I drove through Idaho with my dad on the way to a week in Seattle with relations. We had a very pleasant breakfast at a Denny's near the Oregon border; we'd probably still have no problems in Ida-White (what else could you name it?), as I doubt our very nice waitress recognized an old Jew when she saw one — because anyone who looks at my dad has seen one!

But what if the Parliament of Idawhite passed a law adding a couple of episodes of Curb Your Enthusiasm to the elementary school curriculum? My dad has been confused with Larry David.

What about black drivers? My old roommate is now an adjunct professor at Portland State University, and between the job interview and the move, that's three times a black lesbian has driven past the exact same Denny's—and we have yet to ask anyone in thar demographic lucky enough not to share a lease with me about any omelettes they've ordered whilst en route to the Pacific Northwest.

What happens, if we give Idaho to the white nationalists, when the rest of us want to drive to Seattle?

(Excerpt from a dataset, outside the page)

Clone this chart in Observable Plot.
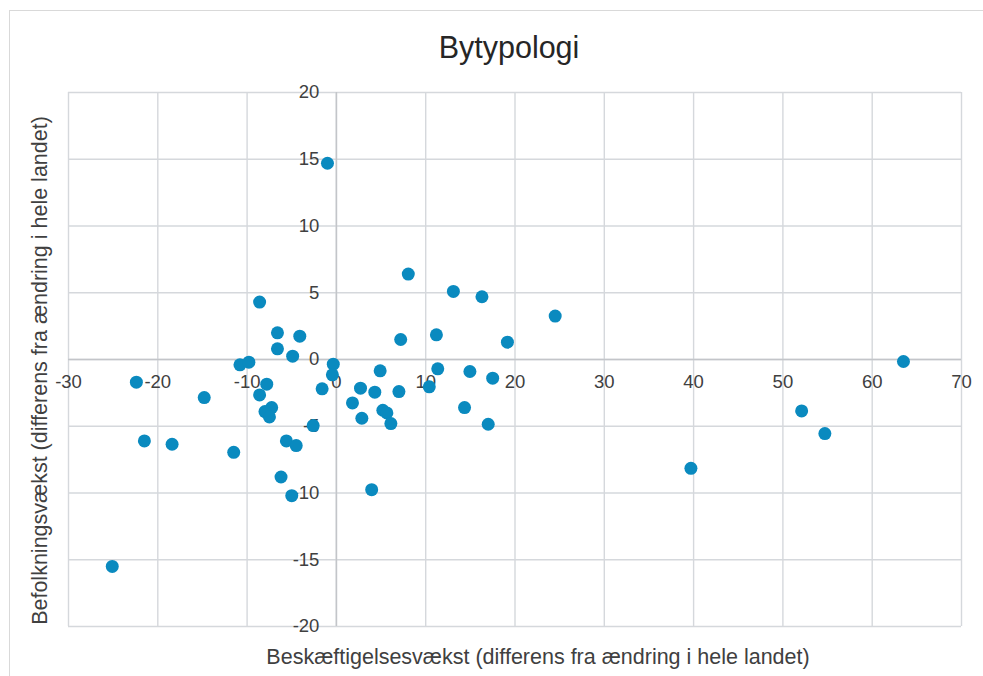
<!DOCTYPE html>
<html>
<head>
<meta charset="utf-8">
<script src="https://cdn.jsdelivr.net/npm/d3@7"></script>
<script src="https://cdn.jsdelivr.net/npm/@observablehq/plot@0.6"></script>
<style>
  html, body { margin: 0; padding: 0; background: #fff; }
  #wrap { position: relative; width: 983px; height: 676px; overflow: hidden; font-family: "Liberation Sans", Arial, sans-serif; }
  #frame { position: absolute; left: 9px; top: 10px; width: 990px; height: 700px; border-top: 1.5px solid #d9d9d9; border-left: 1.5px solid #d9d9d9; box-sizing: border-box; pointer-events: none; }
  #title { position: relative; height: 70px; }
  #title span { position: absolute; left: 509px; top: 32px; transform: translateX(-50%); font-size: 30.5px; line-height: 30px; color: #262626; white-space: nowrap; }
  svg { display: block; }
</style>
</head>
<body>
<div id="wrap">
  <div id="frame"></div>
  <div id="title"><span>Bytypologi</span></div>
  <div id="chart"></div>
</div>
<script>
const titleText = "Bytypologi";
const xLabel = "Beskæftigelsesvækst (differens fra ændring i hele landet)";
const yLabel = "Befolkningsvækst (differens fra ændring i hele landet)";

const xTicks = [-30, -20, -10, 0, 10, 20, 30, 40, 50, 60, 70];
const yTicks = [-20, -15, -10, -5, 0, 5, 10, 15, 20];

// Employment growth (x) and population growth (y), differences from national change
const employment = [
  -1.0, -8.6, -6.6, -4.1, -6.6, -4.9, -10.8, -9.8, -0.35, -0.45,
  -22.4, -14.8, -7.8, -8.6, -1.6, -7.25, -8.0, -7.5, -21.5, -18.4,
  -11.5, -5.6, -4.5, -6.2, -5.0, -25.1, -2.6,
  8.05, 13.1, 16.3, 24.5, 11.2, 7.2, 19.15, 4.9, 11.35, 14.95, 17.5,
  2.7, 4.3, 7.0, 10.4, 1.8, 2.85, 5.2, 5.65, 6.1, 14.35, 17.0, 3.95,
  63.5, 52.1, 54.7, 39.7
];
const population = [
  14.7, 4.3, 2.0, 1.75, 0.8, 0.25, -0.4, -0.2, -0.35, -1.15,
  -1.7, -2.85, -1.85, -2.65, -2.2, -3.6, -3.9, -4.3, -6.1, -6.35,
  -6.95, -6.1, -6.45, -8.8, -10.2, -15.5, -4.95,
  6.4, 5.1, 4.7, 3.25, 1.85, 1.5, 1.3, -0.85, -0.7, -0.9, -1.4,
  -2.15, -2.45, -2.4, -2.05, -3.25, -4.4, -3.8, -4.0, -4.8, -3.6, -4.85, -9.75,
  -0.15, -3.85, -5.55, -8.15
];

const data = employment.map((x, i) => ({x, y: population[i]}));

const gridColor = "#d5d8dc";
const axisColor = "#c3c5c9";
const textColor = "#404040";
const dotColor = "#0a8abf";

const chart = Plot.plot({
  width: 983,
  height: 606,
  marginLeft: 68,
  marginRight: 22,
  marginTop: 22,
  marginBottom: 50,
  x: {domain: [-30, 70], axis: null},
  y: {domain: [-20, 20], axis: null},
  style: {fontFamily: "'Liberation Sans', Arial, sans-serif", fontSize: "18px", color: textColor, background: "transparent"},
  marks: [
    Plot.ruleX(xTicks, {stroke: gridColor, strokeWidth: 1.4}),
    Plot.ruleY(yTicks, {stroke: gridColor, strokeWidth: 1.4}),
    Plot.ruleX([0], {stroke: axisColor, strokeWidth: 1.5}),
    Plot.ruleY([0], {stroke: axisColor, strokeWidth: 1.5}),
    Plot.text(xTicks, {x: d => d, y: 0, dy: 23, text: d => String(d), fill: textColor, fontSize: 18.5}),
    Plot.text(yTicks, {x: 0, y: d => d, dx: -17, textAnchor: "end", text: d => String(d), fill: textColor, fontSize: 18.5}),
    Plot.dot(data, {x: "x", y: "y", r: 6.5, fill: dotColor, stroke: "none"}),
    Plot.text([xLabel], {frameAnchor: "bottom", textAnchor: "middle", dx: 23, dy: 37, lineAnchor: "bottom", text: d => d, fill: textColor, fontSize: 21.5}),
    Plot.text([yLabel], {frameAnchor: "left", textAnchor: "middle", lineAnchor: "middle", dx: -28, dy: 11, rotate: -90, text: d => d, fill: textColor, fontSize: 21.5})
  ]
});
document.getElementById("chart").appendChild(chart);
</script>
</body>
</html>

Are we just expected to not have a Grand Slam?

ETA: You could also name it Ida-Cracker. Obviously.

I was going to flip out at you for passing on White-aho, but then I read your edit, Ida-cracker is great.

Well, how about Native American reservations? And as for those: you can't, in general, move there, only the tribe that owns it can; but you can drive through and even stop at a restaurant. Any 'realistic' (for whatever value of that...) Ida-White would need to follow a similar model.

It wouldn't be in their interest to block or harass people who pass through.

I've never been to Idaho, I don't really have any plans to go, and don't see why anyone else should care either.

The extent to which the progressive project has this totalizing nature is striking, isn't it? If the wignats want to turn a chunk of Idaho into their paradise, no skin off my ass. I can see how this would become a problem if it was so successful that lots of other places wanted to do the same thing, but the idea that it's very important that a sparsely populated place remain maximally required to abide by federal "fair housing" laws and such is just weird to me. This seems like a real difference in intuition and preferences between the more libertarian-minded and authoritarians in general. I understand the desire to exert strong control over a local environment, but I just don't understand wanting to send federal authorities a thousand miles away to force integration.